Les restaurants russes font partie de l’imaginaire collectif. Nous avons tous en tête des images, nourries par le cinéma et la littérature, de serveurs en costume national qui, exécutant une danse folklorique, la balalaïka à la main, servent le caviar à la louche, tandis que la vodka coule à flot. Tant pis s’il leur manque des mains… À la fin, le client émerge des brumes de l’ivresse pour encaisser une addition qui le laisse pantois.
Stéréotype sans fondement? Oui, si on en juge par La Caverne, petit établissement de la Côte-des-Neiges, à quelques pas de l’Université de Montréal. Ici, pas de toc ni de clinquant. Pas de grande cuisine non plus, mais des plats savoureux, qu’on dirait concoctés par une babouchka, une cuisine familiale qui fait du bien. On a l’impression de débarquer dans le sous-sol d’un cousin russe, négligé depuis trop longtemps.
Pourquoi la caverne? Parce que le resto est en quelque sorte sous terre et que les murs imitent approximativement l’aspect de la pierre. L’ambiance, elle, vient de la télé qui, satellites aidant, diffuse des émissions russes, sans oublier le canari qui s’égosille au milieu de conversations dans la langue de Tolstoï.
Difficile, par ailleurs, de se retrouver dans un long menu trilingue, où abondent les propositions pas toujours familières. Heureusement, le patron a de la patience à revendre. Pédagogue, il vous fera la nomenclature des plats, où vous reconnaîtrez au passage le nom d’anciennes républiques de l’URSS, comme la Géorgie, l’Ukraine, l’Ouzbékistan ou peut-être l’Azerbaïdjan. Le plaisir, celui du voyage et du dépaysement, commence avant l’arrivée du premier plat.
Selon l’historique instructif qui coiffe le menu, le repas russe traditionnel comporte quatre services. Nous commençons donc par deux salades, l’oliviet et le "hareng sous le manteau". Nous avons affaire à deux préparations fraîches, qui donnent une impression de légèreté malgré une bonne dose de mayonnaise, la première composée de pommes de terre, de petits légumes et de saucisse, relevée à l’aneth, tandis que la seconde, présentée en "gâteau", est faite de hareng, évidemment, mais aussi de betteraves, d’où la couleur lie-de-vin du tout.
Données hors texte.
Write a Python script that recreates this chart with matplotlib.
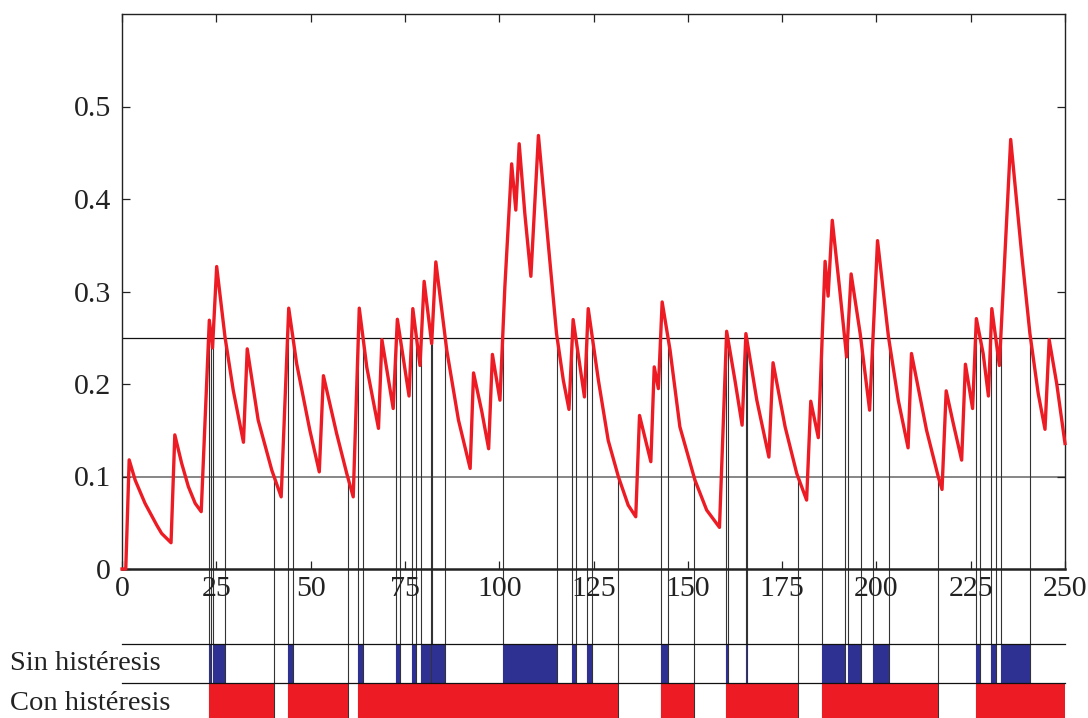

Suit le bortsch, à des années-lumière de ce qu’on attendait. La betterave est présente, mais la soupe, où on retrouve des légumes en morceaux, a un goût un peu aigre, déroutant mais délicieux.
En plat, la "troïka", trio de légumes (tomate, courgette et poivron vert) farcis à la viande. Les légumes sont tendres et, fait à souligner, conservent leur forme. La viande, légèrement parfumée, est, dirait-on, toujours la même, d’où une certaine monotonie à la longue. L’assiette s’accompagne de crème sure, un incontournable, et d’une sauce maison aux légumes.
Ces à-côtés, on les retrouve avec les varenikis et les pelmenis, pierogys (des pâtes façon tortellini) fourrés aux légumes ou aux fruits et à la viande respectivement. Incapables de trancher, nous optons pour une assiette (le plus petit des trois formats offerts) de l’une et de l’autre versions. Les bouchées de boeuf et de coriandre, goûteuses et bien maigres, explosent dans la bouche, à peine devancées, sur l’échelle du plaisir, par leurs petites soeurs aux champignons. Simplicité et savoir-faire: un régal.
La maison propose aussi des blinis salés ou sucrés à 1,25 $ chacun. Pas de fausses notes ici non plus. Les petites crêpes, fourrées au cottage dans un cas, aux cerises sures dans l’autre, clôturent en douceur une expérience enrichissante et, fait rare, peu coûteuse.
Impossible de passer sous silence le pain de seigle, délicieux, ni le kvas, la boisson traditionnelle qu’on en tire, "jus de chaussette" pour les uns, élixir pour les autres. À essayer à tout prix. La vodka, dont on propose quelques variétés déclinées en portions de 25 ml (pour goûter) à un litre (pour fêter sérieusement), est servie en carafon glacé dans des verres qui le sont aussi. À moins que vous ne préfériez l’excellente Zhiguli, bière à la russe fabriquée ici par la Brasserie du chaudron, étiquette en caractères cyrilliques à la clé.
Le service, étonnamment rapide (il faut dire qu’il n’y avait pas grand monde ce soir-là), est attentif et efficace.
Comme si ça ne suffisait pas, on vous offre la musique "live" le vendredi et le samedi en soirée.
5184 A, chemin de la Côte-des-Neiges, (514) 738-6555
De 30 à 40 $ pour deux, tout compris, avant les boissons.